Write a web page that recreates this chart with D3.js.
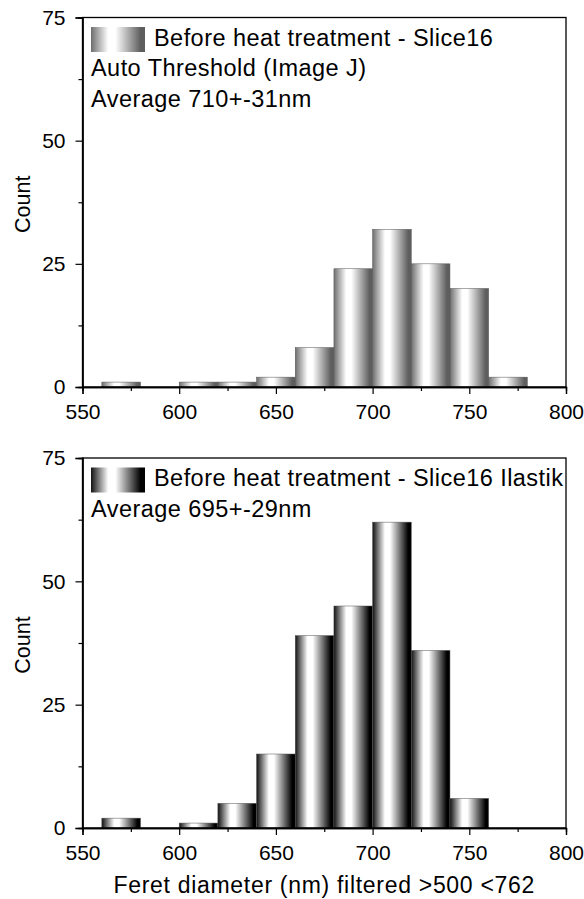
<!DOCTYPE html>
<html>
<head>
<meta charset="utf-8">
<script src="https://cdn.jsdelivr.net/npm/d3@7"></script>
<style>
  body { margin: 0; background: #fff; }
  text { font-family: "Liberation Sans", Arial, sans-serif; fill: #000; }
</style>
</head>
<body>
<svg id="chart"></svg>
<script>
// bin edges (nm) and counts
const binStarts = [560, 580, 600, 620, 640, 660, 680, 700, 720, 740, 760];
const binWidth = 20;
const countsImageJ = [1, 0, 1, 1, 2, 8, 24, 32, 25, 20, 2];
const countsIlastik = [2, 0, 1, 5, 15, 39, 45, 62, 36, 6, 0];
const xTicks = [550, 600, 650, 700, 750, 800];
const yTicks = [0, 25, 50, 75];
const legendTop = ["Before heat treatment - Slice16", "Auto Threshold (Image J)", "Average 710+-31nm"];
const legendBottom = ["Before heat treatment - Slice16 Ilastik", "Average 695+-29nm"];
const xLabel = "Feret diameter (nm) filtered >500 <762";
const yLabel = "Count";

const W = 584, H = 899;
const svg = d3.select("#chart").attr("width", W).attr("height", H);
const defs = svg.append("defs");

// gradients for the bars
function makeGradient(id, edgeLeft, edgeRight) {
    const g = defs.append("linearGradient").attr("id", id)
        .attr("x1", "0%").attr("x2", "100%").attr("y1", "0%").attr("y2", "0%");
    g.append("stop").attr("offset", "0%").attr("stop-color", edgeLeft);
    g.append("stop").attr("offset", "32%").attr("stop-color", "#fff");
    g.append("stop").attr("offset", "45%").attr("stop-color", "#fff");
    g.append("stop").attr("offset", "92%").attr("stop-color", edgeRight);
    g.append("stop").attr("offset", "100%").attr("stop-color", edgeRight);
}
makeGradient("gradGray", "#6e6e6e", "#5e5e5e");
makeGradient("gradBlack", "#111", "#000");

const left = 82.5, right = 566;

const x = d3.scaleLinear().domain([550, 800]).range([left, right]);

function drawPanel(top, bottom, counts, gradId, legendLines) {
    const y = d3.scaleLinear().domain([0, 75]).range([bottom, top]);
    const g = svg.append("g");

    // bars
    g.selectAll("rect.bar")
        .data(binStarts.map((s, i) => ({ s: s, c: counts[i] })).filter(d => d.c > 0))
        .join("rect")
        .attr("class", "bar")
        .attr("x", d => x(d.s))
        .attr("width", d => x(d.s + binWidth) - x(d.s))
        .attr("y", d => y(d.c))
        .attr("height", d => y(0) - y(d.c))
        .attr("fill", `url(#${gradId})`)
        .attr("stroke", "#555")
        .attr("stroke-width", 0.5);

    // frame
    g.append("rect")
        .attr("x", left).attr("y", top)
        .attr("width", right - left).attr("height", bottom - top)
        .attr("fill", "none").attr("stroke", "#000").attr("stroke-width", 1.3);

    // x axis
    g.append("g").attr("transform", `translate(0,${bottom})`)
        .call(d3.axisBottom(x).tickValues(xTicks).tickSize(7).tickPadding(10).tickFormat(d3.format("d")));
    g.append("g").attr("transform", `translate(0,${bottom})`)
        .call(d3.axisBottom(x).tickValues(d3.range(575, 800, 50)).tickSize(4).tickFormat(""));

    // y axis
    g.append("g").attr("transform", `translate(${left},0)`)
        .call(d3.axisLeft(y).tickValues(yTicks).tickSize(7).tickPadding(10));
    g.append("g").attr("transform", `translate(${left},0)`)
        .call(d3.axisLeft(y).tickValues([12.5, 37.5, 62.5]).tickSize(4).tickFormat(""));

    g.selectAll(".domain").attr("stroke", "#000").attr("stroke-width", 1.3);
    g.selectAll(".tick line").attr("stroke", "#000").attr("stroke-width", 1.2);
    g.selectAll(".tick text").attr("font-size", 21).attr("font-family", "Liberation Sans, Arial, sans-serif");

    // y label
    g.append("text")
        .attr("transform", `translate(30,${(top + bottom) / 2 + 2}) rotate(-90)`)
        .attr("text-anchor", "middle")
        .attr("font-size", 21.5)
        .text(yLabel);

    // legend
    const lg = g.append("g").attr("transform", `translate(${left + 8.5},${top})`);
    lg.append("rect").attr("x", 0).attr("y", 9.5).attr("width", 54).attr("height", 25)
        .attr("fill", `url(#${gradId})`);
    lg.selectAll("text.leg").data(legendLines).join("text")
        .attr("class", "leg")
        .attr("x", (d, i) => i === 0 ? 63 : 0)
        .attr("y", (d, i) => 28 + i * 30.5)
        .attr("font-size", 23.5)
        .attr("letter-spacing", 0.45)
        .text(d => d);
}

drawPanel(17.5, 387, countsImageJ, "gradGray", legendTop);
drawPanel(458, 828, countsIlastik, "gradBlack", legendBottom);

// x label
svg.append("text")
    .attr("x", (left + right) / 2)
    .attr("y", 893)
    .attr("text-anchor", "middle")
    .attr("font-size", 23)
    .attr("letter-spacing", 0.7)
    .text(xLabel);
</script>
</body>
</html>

WHAT TO WORK ON:
Leave the pictures out, and print every line of the listing exactly as written.

ANSWER TO THIS TASK:
Write a web page that recreates this chart with D3.js.
<!DOCTYPE html>
<html>
<head>
<meta charset="utf-8">
<script src="https://cdn.jsdelivr.net/npm/d3@7"></script>
<style>
  body { margin: 0; background: #fff; }
  text { font-family: "Liberation Sans", Arial, sans-serif; fill: #000; }
</style>
</head>
<body>
<svg id="chart"></svg>
<script>
// bin edges (nm) and counts
const binStarts = [560, 580, 600, 620, 640, 660, 680, 700, 720, 740, 760];
const binWidth = 20;
const countsImageJ = [1, 0, 1, 1, 2, 8, 24, 32, 25, 20, 2];
const countsIlastik = [2, 0, 1, 5, 15, 39, 45, 62, 36, 6, 0];
const xTicks = [550, 600, 650, 700, 750, 800];
const yTicks = [0, 25, 50, 75];
const legendTop = ["Before heat treatment - Slice16", "Auto Threshold (Image J)", "Average 710+-31nm"];
const legendBottom = ["Before heat treatment - Slice16 Ilastik", "Average 695+-29nm"];
const xLabel = "Feret diameter (nm) filtered >500 <762";
const yLabel = "Count";

const W = 584, H = 899;
const svg = d3.select("#chart").attr("width", W).attr("height", H);
const defs = svg.append("defs");

// gradients for the bars
function makeGradient(id, edgeLeft, edgeRight) {
    const g = defs.append("linearGradient").attr("id", id)
        .attr("x1", "0%").attr("x2", "100%").attr("y1", "0%").attr("y2", "0%");
    g.append("stop").attr("offset", "0%").attr("stop-color", edgeLeft);
    g.append("stop").attr("offset", "32%").attr("stop-color", "#fff");
    g.append("stop").attr("offset", "45%").attr("stop-color", "#fff");
    g.append("stop").attr("offset", "92%").attr("stop-color", edgeRight);
    g.append("stop").attr("offset", "100%").attr("stop-color", edgeRight);
}
makeGradient("gradGray", "#6e6e6e", "#5e5e5e");
makeGradient("gradBlack", "#111", "#000");

const left = 82.5, right = 566;

const x = d3.scaleLinear().domain([550, 800]).range([left, right]);

function drawPanel(top, bottom, counts, gradId, legendLines) {
    const y = d3.scaleLinear().domain([0, 75]).range([bottom, top]);
    const g = svg.append("g");

    // bars
    g.selectAll("rect.bar")
        .data(binStarts.map((s, i) => ({ s: s, c: counts[i] })).filter(d => d.c > 0))
        .join("rect")
        .attr("class", "bar")
        .attr("x", d => x(d.s))
        .attr("width", d => x(d.s + binWidth) - x(d.s))
        .attr("y", d => y(d.c))
        .attr("height", d => y(0) - y(d.c))
        .attr("fill", `url(#${gradId})`)
        .attr("stroke", "#555")
        .attr("stroke-width", 0.5);

    // frame
    g.append("rect")
        .attr("x", left).attr("y", top)
        .attr("width", right - left).attr("height", bottom - top)
        .attr("fill", "none").attr("stroke", "#000").attr("stroke-width", 1.3);

    // x axis
    g.append("g").attr("transform", `translate(0,${bottom})`)
        .call(d3.axisBottom(x).tickValues(xTicks).tickSize(7).tickPadding(10).tickFormat(d3.format("d")));
    g.append("g").attr("transform", `translate(0,${bottom})`)
        .call(d3.axisBottom(x).tickValues(d3.range(575, 800, 50)).tickSize(4).tickFormat(""));

    // y axis
    g.append("g").attr("transform", `translate(${left},0)`)
        .call(d3.axisLeft(y).tickValues(yTicks).tickSize(7).tickPadding(10));
    g.append("g").attr("transform", `translate(${left},0)`)
        .call(d3.axisLeft(y).tickValues([12.5, 37.5, 62.5]).tickSize(4).tickFormat(""));

    g.selectAll(".domain").attr("stroke", "#000").attr("stroke-width", 1.3);
    g.selectAll(".tick line").attr("stroke", "#000").attr("stroke-width", 1.2);
    g.selectAll(".tick text").attr("font-size", 21).attr("font-family", "Liberation Sans, Arial, sans-serif");

    // y label
    g.append("text")
        .attr("transform", `translate(30,${(top + bottom) / 2 + 2}) rotate(-90)`)
        .attr("text-anchor", "middle")
        .attr("font-size", 21.5)
        .text(yLabel);

    // legend
    const lg = g.append("g").attr("transform", `translate(${left + 8.5},${top})`);
    lg.append("rect").attr("x", 0).attr("y", 9.5).attr("width", 54).attr("height", 25)
        .attr("fill", `url(#${gradId})`);
    lg.selectAll("text.leg").data(legendLines).join("text")
        .attr("class", "leg")
        .attr("x", (d, i) => i === 0 ? 63 : 0)
        .attr("y", (d, i) => 28 + i * 30.5)
        .attr("font-size", 23.5)
        .attr("letter-spacing", 0.45)
        .text(d => d);
}

drawPanel(17.5, 387, countsImageJ, "gradGray", legendTop);
drawPanel(458, 828, countsIlastik, "gradBlack", legendBottom);

// x label
svg.append("text")
    .attr("x", (left + right) / 2)
    .attr("y", 893)
    .attr("text-anchor", "middle")
    .attr("font-size", 23)
    .attr("letter-spacing", 0.7)
    .text(xLabel);
</script>
</body>
</html>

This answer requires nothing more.